Sofia Leiby on Max Eulitz`s Billy Bär at Scherben, Berlin
My phone is full of pictures of strangers—eating, texting, waiting for the train. I’m fascinated by people, and my urge to document them and share it is still a bit undefined or obscure. What’s entertaining about a bunch of old ladies eating at Subway in the DC airport, because it’s the last restaurant available by our gate? How can they still eat, surrounded by all that lime green and that pervasive cottony artificial smell?
In Moyra Davey’s video Hemlock Forest (2016), she holds the camera steady in the train car in New York. At a seminar I attended with the artist she mused that what she’s doing is wrong: “I’m not supposed to film strangers.” She had to come up with a way to film them so they wouldn’t notice. It took her several tries to reproduce the scene shot by Babette Mangolte from Chantal Akermann’s News from Home (1977), where New Yorkers are filmed unknowingly on the subway, a shot that’s always fascinated her, she said. At one point in Davey’s film, a young boy in a private school uniform looks directly at the camera.
Max Eulitz also had to develop his own method—he would hold his phone low at an angle, as if he was taking a Facetime call, while chatting into a headphone speaker about meeting someone in thirty minutes, bobbing his head in a pantomime. Nobody noticed.
In these videos of Berliners chowing down on hotdogs in the parking lot of Ikea—chairless, crouching, finding a comfortable position in which to eat—they don’t notice their surroundings so much. Shopping is exhausting, especially at Ikea. You’re in the middle of nowhere, so there aren’t many options for food. It’s a pandemic, so you’re eating outside. Max Eulitz films these customers in their least aware moments—like gazelles at a feeding ground, they’re vulnerable to his camera’s gaze in their ravenous consumption. At least in the gallery, he presents these videos in a narrow frame, at a small size, low to the floor. So we too must crouch to watch them eat, we too are framed by the glare of the parking lot’s harsh streetlights, which bookend the video frames.

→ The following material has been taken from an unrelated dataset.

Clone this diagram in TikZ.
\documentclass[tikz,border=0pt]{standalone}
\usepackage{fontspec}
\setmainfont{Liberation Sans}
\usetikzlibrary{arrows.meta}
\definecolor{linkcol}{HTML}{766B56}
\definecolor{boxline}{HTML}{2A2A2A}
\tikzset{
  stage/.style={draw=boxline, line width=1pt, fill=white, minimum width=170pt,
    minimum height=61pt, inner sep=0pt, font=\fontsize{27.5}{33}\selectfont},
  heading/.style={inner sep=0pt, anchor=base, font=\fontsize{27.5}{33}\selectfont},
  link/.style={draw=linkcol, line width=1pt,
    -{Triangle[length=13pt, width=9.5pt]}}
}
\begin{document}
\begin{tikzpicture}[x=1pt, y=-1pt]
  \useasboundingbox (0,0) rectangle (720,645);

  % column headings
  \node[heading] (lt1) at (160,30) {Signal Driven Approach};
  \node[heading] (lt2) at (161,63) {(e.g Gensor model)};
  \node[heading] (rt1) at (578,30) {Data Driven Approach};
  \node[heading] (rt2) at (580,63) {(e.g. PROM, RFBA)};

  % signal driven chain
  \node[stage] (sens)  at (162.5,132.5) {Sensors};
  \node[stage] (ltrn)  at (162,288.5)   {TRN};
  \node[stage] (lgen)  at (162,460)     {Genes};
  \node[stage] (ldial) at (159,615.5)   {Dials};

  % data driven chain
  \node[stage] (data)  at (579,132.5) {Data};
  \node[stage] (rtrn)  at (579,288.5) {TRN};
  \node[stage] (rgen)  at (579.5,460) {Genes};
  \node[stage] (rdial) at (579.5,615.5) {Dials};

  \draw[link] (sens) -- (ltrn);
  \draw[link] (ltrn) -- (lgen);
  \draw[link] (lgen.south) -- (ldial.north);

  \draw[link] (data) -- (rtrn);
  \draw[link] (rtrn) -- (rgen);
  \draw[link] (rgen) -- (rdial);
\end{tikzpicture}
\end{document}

Also from Ikea are the ubiquitous, white “Billy” shelves, hugging the wall of the high-ceilinged storefront gallery. The shelves, lacquered and inconspicuous, hold abstract lamps made of metal. These lamps, collected by Eulitz over the past year, were built by political prisoners during the GDR to emulate popular Scandinavian designs of the time and subsequently exported to make money. One might be more familiar with forced labor camps in China than prison labor in the West. This notion of political prisoners—imprisoned for protesting, spraying political graffiti, or spreading information—making bourgeoisie lamps is pretty novel. It all feeds into the fantasy of capitalism, that buying nice stuff makes one feel safe; and the GDR had to participate in this fantasy, because it was broke. Eulitz draws attention to the absurdity of all these realities, which violently collude into ours. Some of Ikea’s furniture is currently produced in Belarus, under “Europe’s last dictator” Alexander Lukashenko, for abysmal wages—allegedly just 360 euros a month for twelve hours of work a day.

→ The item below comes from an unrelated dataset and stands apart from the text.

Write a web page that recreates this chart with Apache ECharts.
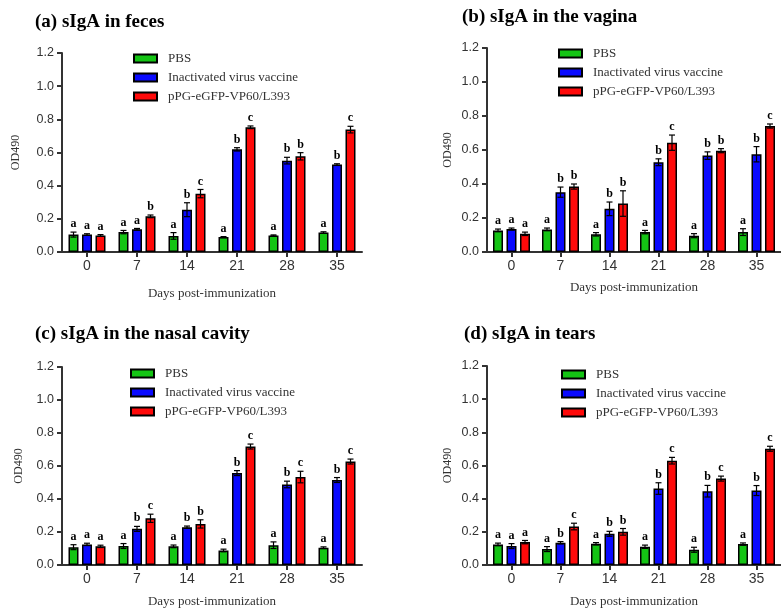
<!DOCTYPE html>
<html><head><meta charset="utf-8">
<script src="https://cdn.jsdelivr.net/npm/echarts@6/dist/echarts.min.js"></script>
<style>html,body{margin:0;padding:0;background:#fff}#c{width:781px;height:609px}</style>
</head><body><div id="c"></div>
<script>
// ---------- data ----------
const days = ['0', '7', '14', '21', '28', '35'];
const groupNames = ['PBS', 'Inactivated virus vaccine', 'pPG-eGFP-VP60/L393'];
const yTickLabels = ['0.0', '0.2', '0.4', '0.6', '0.8', '1.0', '1.2'];
const panelTitles = ['(a) sIgA in feces', '(b) sIgA in the vagina', '(c) sIgA in the nasal cavity', '(d) sIgA in tears'];

// (a) feces
const fecesPBS   = [0.105, 0.120, 0.097, 0.090, 0.100, 0.117];
const fecesInact = [0.105, 0.137, 0.255, 0.619, 0.551, 0.527];
const fecesPPG   = [0.100, 0.215, 0.352, 0.752, 0.577, 0.738];
const fecesPBSErr   = [0.015, 0.010, 0.020, 0.003, 0.003, 0.005];
const fecesInactErr = [0.005, 0.005, 0.042, 0.010, 0.020, 0.005];
const fecesPPGErr   = [0.005, 0.008, 0.025, 0.008, 0.022, 0.020];
const fecesPBSSig   = ['a', 'a', 'a', 'a', 'a', 'a'];
const fecesInactSig = ['a', 'a', 'b', 'b', 'b', 'b'];
const fecesPPGSig   = ['a', 'b', 'c', 'c', 'b', 'c'];

// (b) vagina
const vaginaPBS   = [0.127, 0.133, 0.104, 0.117, 0.096, 0.117];
const vaginaInact = [0.135, 0.352, 0.254, 0.528, 0.567, 0.575];
const vaginaPPG   = [0.107, 0.385, 0.285, 0.643, 0.596, 0.741];
const vaginaPBSErr   = [0.008, 0.008, 0.010, 0.010, 0.012, 0.020];
const vaginaInactErr = [0.006, 0.030, 0.040, 0.020, 0.022, 0.045];
const vaginaPPGErr   = [0.010, 0.015, 0.075, 0.045, 0.012, 0.012];
const vaginaPBSSig   = ['a', 'a', 'a', 'a', 'a', 'a'];
const vaginaInactSig = ['a', 'b', 'b', 'b', 'b', 'b'];
const vaginaPPGSig   = ['a', 'b', 'b', 'c', 'b', 'c'];

// (c) nasal cavity
const nasalPBS   = [0.108, 0.115, 0.113, 0.088, 0.120, 0.105];
const nasalInact = [0.125, 0.219, 0.229, 0.557, 0.488, 0.515];
const nasalPPG   = [0.113, 0.283, 0.249, 0.718, 0.533, 0.627];
const nasalPBSErr   = [0.015, 0.015, 0.008, 0.008, 0.020, 0.005];
const nasalInactErr = [0.007, 0.015, 0.007, 0.015, 0.020, 0.015];
const nasalPPGErr   = [0.007, 0.025, 0.025, 0.015, 0.035, 0.015];
const nasalPBSSig   = ['a', 'a', 'a', 'a', 'a', 'a'];
const nasalInactSig = ['a', 'b', 'b', 'b', 'b', 'b'];
const nasalPPGSig   = ['a', 'c', 'b', 'c', 'c', 'c'];

// (d) tears
const tearsPBS   = [0.124, 0.096, 0.128, 0.110, 0.092, 0.126];
const tearsInact = [0.114, 0.134, 0.188, 0.461, 0.445, 0.449];
const tearsPPG   = [0.138, 0.232, 0.200, 0.629, 0.521, 0.701];
const tearsPBSErr   = [0.008, 0.015, 0.007, 0.010, 0.015, 0.007];
const tearsInactErr = [0.015, 0.007, 0.015, 0.035, 0.035, 0.030];
const tearsPPGErr   = [0.010, 0.020, 0.020, 0.020, 0.015, 0.015];
const tearsPBSSig   = ['a', 'a', 'a', 'a', 'a', 'a'];
const tearsInactSig = ['a', 'b', 'b', 'b', 'b', 'b'];
const tearsPPGSig   = ['a', 'c', 'b', 'c', 'c', 'c'];

// ---------- layout / style ----------
const colors = ['#14c414', '#0a0aff', '#ff0a0a'];
const SERIF = 'Liberation Serif';
const SANS = 'Liberation Sans';
const BAR_W = 10, BAR_GAP = 0.35;

const panels = [
  { means: [fecesPBS, fecesInact, fecesPPG], errs: [fecesPBSErr, fecesInactErr, fecesPPGErr], sigs: [fecesPBSSig, fecesInactSig, fecesPPGSig],
    grid: { left: 62, top: 53, width: 300, height: 199 }, title: { left: 35, top: 13 }, legend: { left: 133, top: 52 }, yGap: 40, xGap: 35 },
  { means: [vaginaPBS, vaginaInact, vaginaPPG], errs: [vaginaPBSErr, vaginaInactErr, vaginaPPGErr], sigs: [vaginaPBSSig, vaginaInactSig, vaginaPPGSig],
    grid: { left: 487, top: 48, width: 300, height: 204 }, title: { left: 462, top: 8 }, legend: { left: 558, top: 47 }, yGap: 33, xGap: 29 },
  { means: [nasalPBS, nasalInact, nasalPPG], errs: [nasalPBSErr, nasalInactErr, nasalPPGErr], sigs: [nasalPBSSig, nasalInactSig, nasalPPGSig],
    grid: { left: 62, top: 367, width: 300, height: 199 }, title: { left: 35, top: 325 }, legend: { left: 130, top: 367 }, yGap: 37, xGap: 30 },
  { means: [tearsPBS, tearsInact, tearsPPG], errs: [tearsPBSErr, tearsInactErr, tearsPPGErr], sigs: [tearsPBSSig, tearsInactSig, tearsPPGSig],
    grid: { left: 487, top: 366, width: 300, height: 200 }, title: { left: 464, top: 325 }, legend: { left: 561, top: 368 }, yGap: 33, xGap: 30 }
];

const option = {
  animation: false,
  backgroundColor: '#fff',
  title: [], legend: [], grid: [], xAxis: [], yAxis: [], series: []
};

panels.forEach((p, pi) => {
  option.title.push({
    text: panelTitles[pi], left: p.title.left, top: p.title.top, padding: 0,
    textStyle: { fontFamily: SERIF, fontWeight: 'bold', fontSize: 19, color: '#000' }
  });
  option.legend.push({
    left: p.legend.left, top: p.legend.top, orient: 'vertical', padding: 0,
    itemWidth: 23, itemHeight: 8, itemGap: 6, icon: 'rect', selectedMode: false,
    data: groupNames,
    textStyle: { fontFamily: SERIF, fontSize: 13, color: '#333', lineHeight: 12, padding: [0, 0, 0, 6] }
  });
  option.grid.push(Object.assign({ containLabel: false }, p.grid));
  option.xAxis.push({
    type: 'category', gridIndex: pi, data: days,
    name: 'Days post-immunization', nameLocation: 'middle', nameGap: p.xGap,
    nameTextStyle: { fontFamily: SERIF, fontSize: 13, color: '#333' },
    axisLine: { lineStyle: { color: '#333', width: 2 } },
    axisTick: { show: true, alignWithLabel: true, length: 5, lineStyle: { color: '#333', width: 2 } },
    axisLabel: { fontFamily: SANS, fontSize: 14, color: '#333', margin: 7 },
    splitLine: { show: false }
  });
  option.yAxis.push({
    type: 'value', gridIndex: pi, min: 0, max: 1.2, interval: 0.2,
    name: 'OD490', nameLocation: 'middle', nameGap: p.yGap,
    nameTextStyle: { fontFamily: SERIF, fontSize: 12, color: '#333' },
    axisLine: { show: true, lineStyle: { color: '#333', width: 2 } },
    axisTick: { show: true, length: 5, lineStyle: { color: '#333', width: 2 } },
    axisLabel: { fontFamily: SANS, fontSize: 12.5, color: '#333', margin: 8,
      formatter: v => yTickLabels[Math.round(v / 0.2)] },
    splitLine: { show: false }
  });
  for (let s = 0; s < 3; s++) {
    option.series.push({
      type: 'bar', name: groupNames[s], xAxisIndex: pi, yAxisIndex: pi,
      data: p.means[s], barWidth: BAR_W, barGap: (BAR_GAP * 100) + '%',
      itemStyle: { color: colors[s], borderColor: '#000', borderWidth: 1.5 },
      z: 2
    });
  }
  const total = 3 * BAR_W + 2 * BAR_W * BAR_GAP;
  for (let s = 0; s < 3; s++) {
    const offset = -total / 2 + BAR_W / 2 + s * BAR_W * (1 + BAR_GAP);
    const data = days.map((d, i) => [i, p.means[s][i], p.errs[s][i], p.sigs[s][i]]);
    option.series.push({
      type: 'custom', xAxisIndex: pi, yAxisIndex: pi, z: 5, clip: false,
      encode: { x: 0, y: 1 },
      data: data,
      renderItem: (params, api) => {
        const idx = api.value(0), m = api.value(1), e = api.value(2);
        const letter = data[params.dataIndex][3];
        const cx = api.coord([idx, m])[0] + offset;
        const yT = api.coord([idx, m + e])[1];
        const yB = api.coord([idx, m - e])[1];
        const st = { stroke: '#000', lineWidth: 1.2 };
        return {
          type: 'group', children: [
            { type: 'line', shape: { x1: cx, y1: yT, x2: cx, y2: yB }, style: st },
            { type: 'line', shape: { x1: cx - 3, y1: yT, x2: cx + 3, y2: yT }, style: st },
            { type: 'line', shape: { x1: cx - 3, y1: yB, x2: cx + 3, y2: yB }, style: st },
            { type: 'text', x: cx, y: yT - 2, style: { text: letter, textAlign: 'center', textVerticalAlign: 'bottom',
              fontFamily: SERIF, fontWeight: 'bold', fontSize: 12, fill: '#000' } }
          ]
        };
      }
    });
  }
});

const chart = echarts.init(document.getElementById('c'), null, { renderer: 'canvas' });
chart.setOption(option);
</script>
</body></html>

Building onto this absurd theater is the very real fact that the patent owner of the “Berlin Buddy Bär,” Klaus Herlitz, happened one day to stroll by the gallery and notice the third element of the show: three two-tiered glass table-like sculptures held up by miniature plaster Bärs.
The Buddy Bear’s form—a depiction of a standing bear with its arms raised—was designed to represent a supposedly friendly, unified and open-for-business Berlin, at a time when the city was poor and craving investment. Coinciding with the sale of large swaths of public land to private companies in the late 90s, these creatures conquered the whole city, spreading, according to their maker, the late philanthropist Eva Herlitz, “tolerance and understanding throughout the world by their very existence.”
Hence, Herlitz, one of the richest persons in Germany, widower of the late Eva Herlitz, proceeded to sue the gallery. This was settled by deciding that the Bärs would be destroyed after the show, although Herlitz’s lawyers claimed the “damage to the brand” had already been done—to the tune of approximately 100,000 Euro. Another layer comes on top now: cultural capital accounts for brand damage, which is sort of funny, since it usually works the other way around. This makes Eulitz’s work sort of punk. This slippage between tourist trinket and subversive art work makes the sculptures intriguing too, although they seem a bit blank holding nothing at all (perhaps that’s the point).
Eulitz’s show treads a fine line at animating all these formal delicacies of urban, semio-capitalized life, in a refreshing presentation that addresses its context, past and present, without overly moralizing. After the show, the cuddly plaster Buddy Bears were duly destroyed with a sledgehammer by the gallerist.